Aparte de unas cervicales sumamente dañadas (según la
fisioterapeuta la contractura oprime la arteria vertebro-basilar… ¡total na’!),
la batalla entre Don Carnal y Doña Cuaresma ha traído a mi vida, un año más, esa
ilusión de niño por el disfraz y la máscara.

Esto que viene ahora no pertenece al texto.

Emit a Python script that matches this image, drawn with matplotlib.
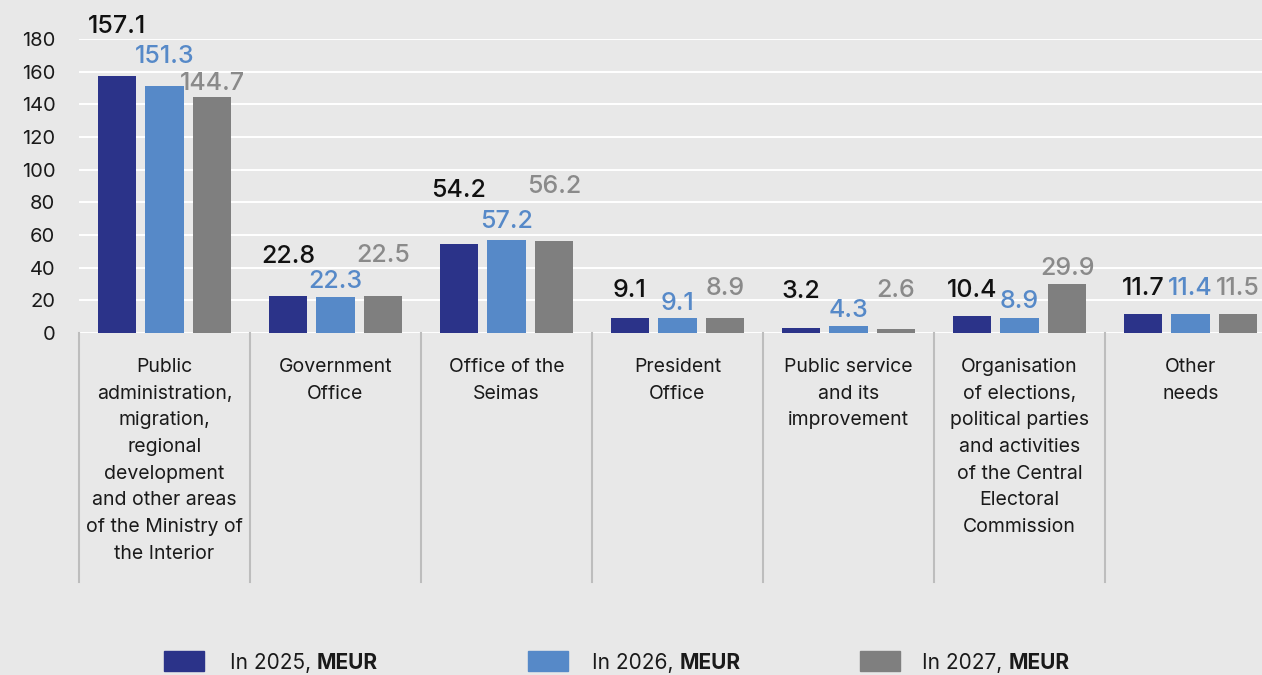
import matplotlib
matplotlib.use('Agg')
import matplotlib.pyplot as plt
import matplotlib.transforms as mtransforms
from matplotlib.patches import Rectangle

# ---------------- data ----------------
categories = [
    "Public\nadministration,\nmigration,\nregional\ndevelopment\nand other areas\nof the Ministry of\nthe Interior",
    "Government\nOffice",
    "Office of the\nSeimas",
    "President\nOffice",
    "Public service\nand its\nimprovement",
    "Organisation\nof elections,\npolitical parties\nand activities\nof the Central\nElectoral\nCommission",
    "Other\nneeds",
]
series_names = ["In 2025,", "In 2026,", "In 2027,"]
unit_label = "MEUR"
v2025 = [157.1, 22.8, 54.2, 9.1, 3.2, 10.4, 11.7]
v2026 = [151.3, 22.3, 57.2, 9.1, 4.3, 8.9, 11.4]
v2027 = [144.7, 22.5, 56.2, 8.9, 2.6, 29.9, 11.5]
yticks = [0, 20, 40, 60, 80, 100, 120, 140, 160, 180]

# ---------------- layout / style ----------------
W, H = 1262, 675
FONT = ['Inter', 'DejaVu Sans']
plt.rcParams['font.family'] = FONT
bg = '#e8e8e8'
bar_colors = ['#2b3389', '#5689c8', '#7f7f7f']
label_colors = ['#111111', '#5689c8', '#8a8a8a']
# baseline heights (data units) of the staggered value labels
label_base = [
    [183.7, 42.9, 83.3, 22.0, 21.4, 22.0, 23.3],
    [165.3, 27.6, 64.3, 14.1, 9.8, 15.3, 23.3],
    [148.8, 43.5, 85.7, 23.3, 22.0, 35.5, 23.3],
]
offsets = [-0.278, 0.0, 0.278]
bar_w = 0.224

fig = plt.figure(figsize=(W / 100, H / 100), dpi=100, facecolor=bg)
ax_left, ax_right, ax_top, ax_bottom = 79, 1276, 39, 333
ax = fig.add_axes([ax_left / W, 1 - ax_bottom / H, (ax_right - ax_left) / W, (ax_bottom - ax_top) / H])
ax.set_facecolor(bg)

series = [v2025, v2026, v2027]
n = len(categories)
xs = list(range(n))
for s, vals in enumerate(series):
    ax.bar([x + offsets[s] for x in xs], vals, width=bar_w, color=bar_colors[s], zorder=3)
    for i, v in enumerate(vals):
        ax.text(i + offsets[s], label_base[s][i], f"{v:.1f}", ha='center', va='baseline',
                fontsize=18, fontweight='medium', color=label_colors[s], clip_on=False, zorder=4)

ax.set_xlim(-0.5, n - 0.5)
ax.set_ylim(0, 180)
ax.set_yticks(yticks)
ax.set_yticklabels([str(t) for t in yticks], fontsize=14.5, color='#1a1a1a')
ax.tick_params(axis='y', length=0, pad=17)
ax.set_xticks([])
ax.grid(axis='y', color='white', linewidth=1.4, zorder=0)
ax.set_axisbelow(True)
for sp in ax.spines.values():
    sp.set_visible(False)

# category separators and labels
trans = mtransforms.blended_transform_factory(ax.transData, ax.transAxes)
sep_bottom = -(582 - ax_bottom) / (ax_bottom - ax_top)
for i in range(n + 1):
    ax.plot([i - 0.5, i - 0.5], [0, sep_bottom], transform=trans, color='#bdbdbd',
            linewidth=1.5, clip_on=False, zorder=1)

trans_lab = mtransforms.blended_transform_factory(ax.transData, fig.transFigure)
for i, c in enumerate(categories):
    ax.text(i, 1 - 358 / H, c, transform=trans_lab, ha='center', va='top', fontsize=14,
            color='#1a1a1a', linespacing=1.62, multialignment='center')

# legend
leg_sq_x = [164, 528, 860]
leg_tx_x = [230, 592, 922]
fig.canvas.draw()
renderer = fig.canvas.get_renderer()
for s in range(3):
    fig.add_artist(Rectangle((leg_sq_x[s] / W, 1 - 671 / H), 40 / W, 20 / H,
                             transform=fig.transFigure, color=bar_colors[s]))
    t = fig.text(leg_tx_x[s] / W, 1 - 669 / H, series_names[s] + " ", ha='left', va='baseline',
                 fontsize=15, color='#1a1a1a')
    bb = t.get_window_extent(renderer=renderer)
    fig.text(bb.x1 / W, 1 - 669 / H, unit_label, ha='left', va='baseline', fontsize=15,
             fontweight='bold', color='#1a1a1a')

fig.savefig('out.png', dpi=100, facecolor=bg)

El carnaval, una fiesta pagana reconvertida por el ansia de
poder vaticana, tan de moda estos días (¿fumata blanca o fumata gris?... sólo
sé que esa chimenea se parece a la de la estufa de leña que nos calienta en los
domingos de campo y huerta…, ¿tendrá algo sobrenatural?), se tiene que mamar
desde temprana edad, y sembrar así la semilla del sinvergüenza canalla que
cantará en lo venidero a lo mundano y lo divino, o en su defecto, a lo que le
dé la real gana.
Ya se sabe que para dar la murga o ser un gran chirigotero,
el mayor de los requisitos es llevar un niño dentro, de esos que poco saben de
normas, leyes o consensos, para poder soplar a gusto la turuta que entone el
cuerpo (y el intelecto), aunque también es cierto que, en cuestión de disfraces,
no todo vale, porque bien es sabido que lo sencillo, bonito y profundo tiene
una melodía que da valor donde sobra el gusto, un tándem del que pocos hacen
gala en estos días de tanto crédito y papel moneda…. Y si el atuendo acompaña a
la letra, sólo faltan ritmo y melodía; esas que ponen los ojos del niño sobre
el problema, lanzan el dardo de la evidencia a unos oyentes cada vez más
embobados, forjándose así el aplauso y haciendo grande un mundo chico.
Y si no denotan que las miradas pequeñas distinguen lo
humano de lo fútil, observen la vida a través de la lente de El catalejo, una historia con dos
directoras, Marta Serra Muñoz y Violeta Lópiz (editorial Almadraba), que se
olvidan de ver para enseñarnos a mirar.